Sunday, September 17, 2017

Guest of the Stable: Mike Lenz on the Hoboken $8.5-10 million debt - 'it’s a problem'

Hoboken DOES have a
$8.5-10 million debt.
And it’s a problem

Mayor Zimmer sent a Nixle on the $8.5-10 million Hoboken owes to Suez Water.  Yet in over 1,000 words the word “debt” never appears.  Google defines debt as “something, typically money, that is owed or due.” There has been some nervous muddying from City Hall about whether the money is currently due, but there have been no claims that it is not owed.  While City Hall has kept it pretty quiet, Hoboken does, in fact, owe $8.5-10 million to Suez, and Mayor Zimmer has known about it for years.

But I can understand why she didn’t say so.  Admitting keeping an $8.5-10 million obligation secret raises uncomfortable questions: 1) How long did the Mayor know about this debt?  The Nixle alert says 2 years, at the last council meeting they said 4 years, and the reality is anyone’s guess.  2) Who knew, and when? Did city auditor Steve Wielkotz know? At the council meeting he said he didn’t, but the Nixle raises questions when it says “accountants” did. Which accountants? Which Council members knew before July? I know Cunningham, DeFusco, Fisher, and Giattino have said they knew nothing, and I think Russo and Ramos said so too, but I’m not sure on the rest.  
Even Councilman Ravi Bhalla would be expected to answer – recusing yourself from a vote doesn’t mean you don’t have to answer to the public. And what about the Mayor’s former chief of staff, now manager of the Bhalla campaign? It’s kind of hard to believe the chief of staff didn’t know. 3) Was this debt disclosed in the annual audits, and in recent bond offering statements? My strong suspicion is no. Was it required to be? I think it extremely likely.  If some credible professional said it was ok to leave it out – as Mayor Zimmer implies in her Nixle – who were they, did they put those opinions in writing at the time, and why haven’t we seen the proof? It’s no wonder Mayor Zimmer is publically second guessing herself for going public on this before the election.
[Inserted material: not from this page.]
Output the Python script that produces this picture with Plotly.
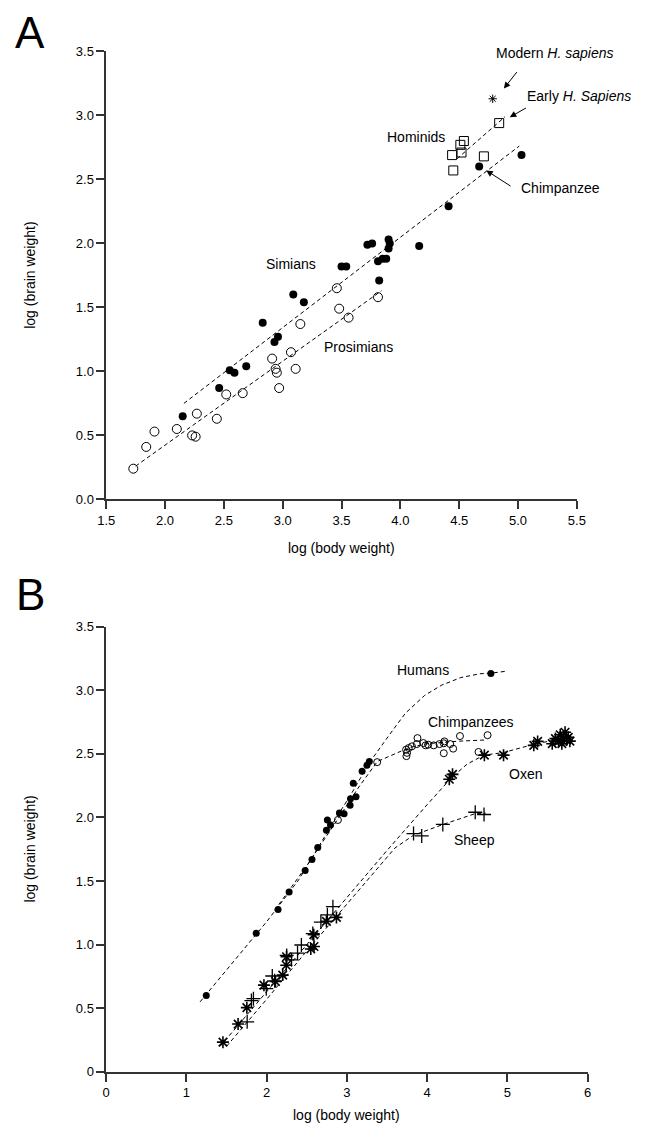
import plotly.graph_objects as go

FONT = "Liberation Sans, Arial, Helvetica, sans-serif"

# ---------------- Panel A data ----------------
pros_x = [1.73, 1.84, 1.91, 2.10, 2.23, 2.26, 2.27, 2.44, 2.52, 2.66, 2.91, 2.94, 2.95, 2.97,
          3.07, 3.11, 3.15, 3.46, 3.48, 3.56, 3.81]
pros_y = [0.24, 0.41, 0.53, 0.55, 0.50, 0.49, 0.67, 0.63, 0.82, 0.83, 1.10, 1.02, 0.99, 0.87,
          1.15, 1.02, 1.37, 1.65, 1.49, 1.42, 1.58]

sim_x = [2.15, 2.46, 2.55, 2.59, 2.69, 2.83, 2.93, 2.96, 3.09, 3.18, 3.50, 3.54, 3.72, 3.76,
         3.81, 3.85, 3.88, 3.90, 3.91, 3.90, 3.82, 4.16, 4.41, 4.67, 5.03]
sim_y = [0.65, 0.87, 1.01, 0.99, 1.04, 1.38, 1.23, 1.27, 1.60, 1.54, 1.82, 1.82, 1.99, 2.00,
         1.86, 1.88, 1.88, 2.03, 2.00, 1.96, 1.71, 1.98, 2.29, 2.60, 2.69]

hom_x = [4.84, 4.54, 4.51, 4.52, 4.44, 4.71, 4.45]
hom_y = [2.94, 2.80, 2.77, 2.71, 2.69, 2.68, 2.57]

modern_x = [4.785]
modern_y = [3.13]

sim_line_x = [2.16, 5.01]
sim_line_y = [0.75, 2.76]
pros_line_x = [1.75, 3.84]
pros_line_y = [0.26, 1.63]
hom_line_x = [4.48, 4.89]
hom_line_y = [2.66, 2.99]

a_xticks = [1.5, 2.0, 2.5, 3.0, 3.5, 4.0, 4.5, 5.0, 5.5]
a_yticks = [0.0, 0.5, 1.0, 1.5, 2.0, 2.5, 3.0, 3.5]
a_xticktext = ["1.5", "2.0", "2.5", "3.0", "3.5", "4.0", "4.5", "5.0", "5.5"]
a_yticktext = ["0.0", "0.5", "1.0", "1.5", "2.0", "2.5", "3.0", "3.5"]

# ---------------- Panel B data ----------------
hum_x = [1.247, 1.87, 2.142, 2.28, 2.48, 2.565, 2.637, 2.745, 2.757, 2.796, 2.907, 2.965,
         3.04, 3.045, 3.114, 3.08, 3.19, 3.25, 3.28, 4.795]
hum_y = [0.599, 1.09, 1.276, 1.414, 1.583, 1.67, 1.764, 1.90, 1.98, 1.94, 2.035, 2.029,
         2.095, 2.147, 2.163, 2.268, 2.363, 2.41, 2.44, 3.132]

chimp_x = [2.888, 3.378, 3.738, 3.75, 3.742, 3.771, 3.811, 3.872, 3.88, 3.953, 3.981, 4.014,
           4.082, 4.155, 4.208, 4.216, 4.208, 4.289, 4.325, 4.41, 4.754, 4.641]
chimp_y = [1.98, 2.435, 2.533, 2.508, 2.482, 2.546, 2.559, 2.577, 2.624, 2.585, 2.567, 2.572,
           2.567, 2.577, 2.583, 2.598, 2.505, 2.577, 2.541, 2.64, 2.647, 2.515]

ox_x = [1.455, 1.644, 1.753, 1.966, 2.11, 2.20, 2.244, 2.248, 2.55, 2.59, 2.587, 2.745, 2.87,
        4.277, 4.317, 4.714, 4.953, 5.33, 5.378, 5.56, 5.60, 5.64, 5.66, 5.70, 5.72, 5.74,
        5.76, 5.78, 5.68]
ox_y = [0.233, 0.375, 0.504, 0.681, 0.71, 0.76, 0.838, 0.904, 0.965, 0.985, 1.078, 1.183, 1.214,
        2.30, 2.339, 2.49, 2.49, 2.567, 2.598, 2.58, 2.62, 2.60, 2.65, 2.62, 2.67, 2.61,
        2.63, 2.60, 2.58]

sheep_x = [1.757, 1.81, 1.835, 1.995, 2.07, 2.10, 2.25, 2.31, 2.385, 2.433, 2.575, 2.676,
           2.757, 2.826, 3.831, 3.933, 4.196, 4.60, 4.71]
sheep_y = [0.393, 0.56, 0.575, 0.653, 0.753, 0.715, 0.915, 0.88, 0.933, 0.997, 1.087, 1.177,
           1.234, 1.298, 1.873, 1.855, 1.945, 2.041, 2.023]

hum_curve_x = [1.17, 1.6, 2.0, 2.4, 2.8, 3.05, 3.28, 3.53, 3.73, 3.97, 4.18, 4.42, 4.66, 4.8, 4.99]
hum_curve_y = [0.55, 0.88, 1.18, 1.51, 1.93, 2.18, 2.43, 2.65, 2.82, 2.96, 3.04, 3.10, 3.13, 3.135, 3.15]

chimp_curve_x = [2.10, 2.5, 2.89, 3.15, 3.38, 3.6, 3.78, 4.0, 4.4, 4.75]
chimp_curve_y = [1.27, 1.62, 1.99, 2.24, 2.44, 2.50, 2.55, 2.58, 2.60, 2.61]

ox_curve_x = [1.42, 2.0, 2.5, 3.0, 3.5, 4.0, 4.3, 4.5, 4.71, 4.95, 5.33, 5.6, 5.79]
ox_curve_y = [0.20, 0.63, 1.0, 1.37, 1.74, 2.10, 2.31, 2.42, 2.49, 2.51, 2.575, 2.61, 2.64]

sheep_curve_x = [1.50, 2.0, 2.5, 3.0, 3.4, 3.6, 3.83, 4.2, 4.6, 4.73]
sheep_curve_y = [0.20, 0.57, 0.95, 1.32, 1.62, 1.76, 1.86, 1.945, 2.03, 2.035]

b_xticks = [0, 1, 2, 3, 4, 5, 6]
b_yticks = [0, 0.5, 1.0, 1.5, 2.0, 2.5, 3.0, 3.5]
b_xticktext = ["0", "1", "2", "3", "4", "5", "6"]
b_yticktext = ["0", "0.5", "1.0", "1.5", "2.0", "2.5", "3.0", "3.5"]

W, H = 650, 1136
A_px = (100, 584, 45, 499)   # left, right, top, bottom in pixels
B_px = (100, 595, 628, 1079)


def dom_x(p):
    return [p[0] / W, p[1] / W]


def dom_y(p):
    return [1 - p[3] / H, 1 - p[2] / H]


fig = go.Figure()

DASH = "4px,3px"


def line(x, y, xa, ya):
    fig.add_trace(go.Scatter(x=x, y=y, mode="lines", xaxis=xa, yaxis=ya,
                             line=dict(color="black", width=1, dash=DASH),
                             hoverinfo="skip", showlegend=False))


def pts(x, y, xa, ya, symbol, size, color="black", lw=1.0):
    fig.add_trace(go.Scatter(x=x, y=y, mode="markers", xaxis=xa, yaxis=ya, cliponaxis=False,
                             marker=dict(symbol=symbol, size=size, color=color,
                                         line=dict(color="black", width=lw)),
                             showlegend=False))


# Panel A
line(sim_line_x, sim_line_y, "x", "y")
line(pros_line_x, pros_line_y, "x", "y")
line(hom_line_x, hom_line_y, "x", "y")
pts(pros_x, pros_y, "x", "y", "circle-open", 9, lw=1)
pts(sim_x, sim_y, "x", "y", "circle", 8, lw=0)
pts(hom_x, hom_y, "x", "y", "square-open", 9, lw=1)
pts(modern_x, modern_y, "x", "y", "asterisk-open", 7, lw=1)

# Panel B
line(hum_curve_x, hum_curve_y, "x2", "y2")
line(chimp_curve_x, chimp_curve_y, "x2", "y2")
line(ox_curve_x, ox_curve_y, "x2", "y2")
line(sheep_curve_x, sheep_curve_y, "x2", "y2")
pts(hum_x, hum_y, "x2", "y2", "circle", 7, lw=0)
pts(chimp_x, chimp_y, "x2", "y2", "circle-open", 7, lw=1)
pts(ox_x, ox_y, "x2", "y2", "asterisk-open", 10, lw=1.6)
pts(sheep_x, sheep_y, "x2", "y2", "cross-thin-open", 10, lw=1.3)

axis_common = dict(showgrid=False, zeroline=False, showline=True, linecolor="#333",
                   linewidth=1.5, ticks="outside", ticklen=8, tickwidth=1.5, tickcolor="#333",
                   tickfont=dict(family=FONT, size=13, color="black"), fixedrange=True)

fig.update_layout(
    width=W, height=H, margin=dict(l=0, r=0, t=0, b=0),
    paper_bgcolor="white", plot_bgcolor="white", showlegend=False,
    font=dict(family=FONT, color="black"),
    xaxis=dict(domain=dom_x(A_px), range=[1.5, 5.5], tickvals=a_xticks, ticktext=a_xticktext,
               anchor="y", **axis_common),
    yaxis=dict(domain=dom_y(A_px), range=[0, 3.5], tickvals=a_yticks, ticktext=a_yticktext,
               anchor="x", **axis_common),
    xaxis2=dict(domain=dom_x(B_px), range=[0, 6], tickvals=b_xticks, ticktext=b_xticktext,
                anchor="y2", **axis_common),
    yaxis2=dict(domain=dom_y(B_px), range=[0, 3.5], tickvals=b_yticks, ticktext=b_yticktext,
                anchor="x2", **axis_common),
)

LF = dict(family=FONT, size=14, color="black")
ann = []


def label(text, x, y, xa, ya, anchor="center"):
    ann.append(dict(text=text, x=x, y=y, xref=xa, yref=ya, showarrow=False,
                    xanchor=anchor, yanchor="middle", font=LF))


def arrow(hx, hy, tx, ty, xa, ya):
    ann.append(dict(text="", x=hx, y=hy, ax=tx, ay=ty, xref=xa, yref=ya, axref=xa, ayref=ya,
                    showarrow=True, arrowhead=2, arrowsize=1.3, arrowwidth=1,
                    arrowcolor="black", standoff=0, startstandoff=0))


# Panel A labels
label("Simians", 3.07, 1.84, "x", "y")
label("Prosimians", 3.64, 1.19, "x", "y")
label("Hominids", 4.135, 2.83, "x", "y")
label("Chimpanzee", 5.01, 2.43, "x", "y", "left")
label("Early <i>H. Sapiens</i>", 5.06, 3.15, "x", "y", "left")
label("Modern <i>H. sapiens</i>", 4.80, 3.49, "x", "y", "left")
arrow(4.88, 3.21, 5.0, 3.35, "x", "y")
arrow(4.93, 2.985, 5.08, 3.065, "x", "y")
arrow(4.73, 2.57, 4.95, 2.44, "x", "y")

# Panel B labels
label("Humans", 3.95, 3.16, "x2", "y2")
label("Chimpanzees", 4.55, 2.75, "x2", "y2")
label("Oxen", 5.23, 2.34, "x2", "y2")
label("Sheep", 4.59, 1.82, "x2", "y2")

# Axis titles and panel letters (paper coords)
TF = dict(family=FONT, size=14, color="black")


def ptext(text, px, py, size=14, angle=0):
    ann.append(dict(text=text, x=px / W, y=1 - py / H, xref="paper", yref="paper",
                    showarrow=False, xanchor="center", yanchor="middle", textangle=angle,
                    font=dict(family=FONT, size=size, color="black")))


ptext("log (body weight)", (A_px[0] + A_px[1]) / 2, 548)
ptext("log (brain weight)", 22, (A_px[2] + A_px[3]) / 2, angle=-90)
ptext("log (body weight)", (B_px[0] + B_px[1]) / 2, 1123)
ptext("log (brain weight)", 22, (B_px[2] + B_px[3]) / 2, angle=-90)
ptext("A", 22, 26, size=44)
ptext("B", 22, 595, size=44)

fig.update_layout(annotations=ann)
fig.write_html("out.html")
Does any of this matter? I think it does.  If “reform” means anything it means talking openly and honestly about what’s going on in City Hall.  Despite what has been implied, no $8.5-10 million forgiveness is coming, there is no Santa Claus, and even though you can refinance your mortgage – or your water bill – you still end up owing the money.  Why does this matter? Because when our elected leaders start hiding financial realities they invariably end by doing deeply damaging things as they struggle to avoid disclosure.  About 17 years ago a past administration put short term priorities over long term fiscal health and signed the awful water deal that haunts Hoboken now.  Had the facts not come out it could easily have happened again. Slow down. Get the facts. We’ve owed the money for years, we’ll still owe it in January.  Let the next Mayor and Council decide. They, and we, will have to live with those decisions.

Michael Lenz


Talking Ed Note: The gnashing of teeth at Sybil's Cave lacking a logical counter to Councilman Michael Lenz says all you need to know about the fear and panic the Suez debacle besets the Bhalla campaign.

The political decision to bury the debt of millions exploding in the Suez water contract since 2014 by rolling it into a new Suez contract extension is a standard Soprano State trick politicians use to bury mistakes in the hope the public doesn't ask questions.

The City Council sought a closed session briefing at its prior meeting with the city auditor and the financial analysis underlying the proposed contract extension. They were denied by the Zimmer administration. Is it to protect Councilman Ravi Bhalla and his conflicts heading into the election?